C’est pourquoy, délaissant le monde,
I’ay de propre le ciel d’amour. »
(Orthographe de l’époque)
Cette anagramme apparaît véritablement page 165 du texte, où l’auteur l’intercale sous deux versions différentes : I’AY DE PROPRE LE CIEL D’AMOUR et I’AY D’AMOUR LE CIEL PROPRE. Une note en marge précise : Authoris amantis amabile anagramma (ce que l’on peut traduire par « charmante anagramme de l’auteur »). En effet, chacune de ces deux formules constitue l’anagramme parfaite du nom « Dom Polycarpe de la Rivière », ainsi que chacun pourra s’amuser à le vérifier. Le procédé est courant à l’époque, Balthazar de Villars utilisera pour sa part la formule latine ars arte illusa labat qui constitue une anagramme de son nom, plus phonétique que véritable.
Balthazar dédie l’ouvrage à Marie de Lévy de Ventadour, abbesse du royal monastère de St-Pierre à Lyon.
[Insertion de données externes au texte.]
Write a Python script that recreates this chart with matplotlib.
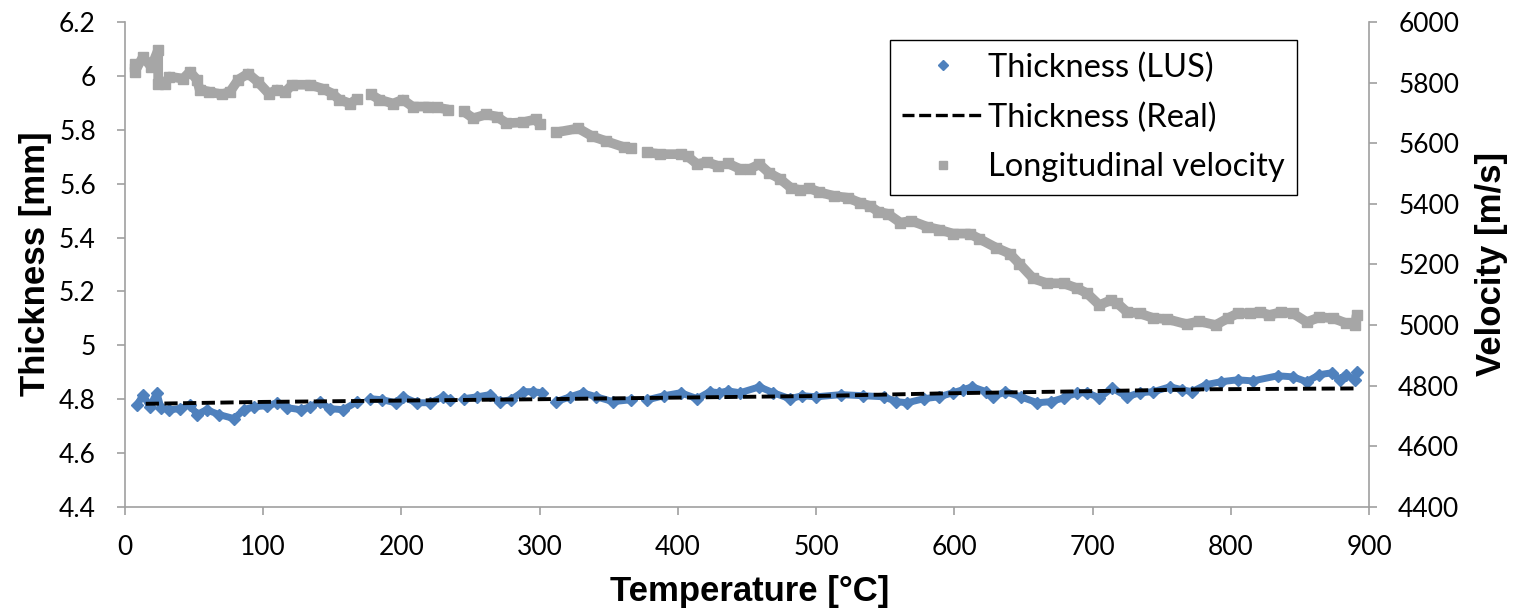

Il feint d’en avoir découvert le manuscrit dans sa bibliothèque :
« Il y a quelque temps que je rencontrai en ma bibliothèque l’orthographe d’un discours d’Amour, mais du vrai Amour, qu’un bel esprit de ce siècle avait dressé à son usage particulier, pour entretenir ce saint brasier qui échauffe son âme, qui n’est animée que de Dieu & pour Dieu, auquel il a saintement dévoué tous les soupirs et respirs de sa vie. »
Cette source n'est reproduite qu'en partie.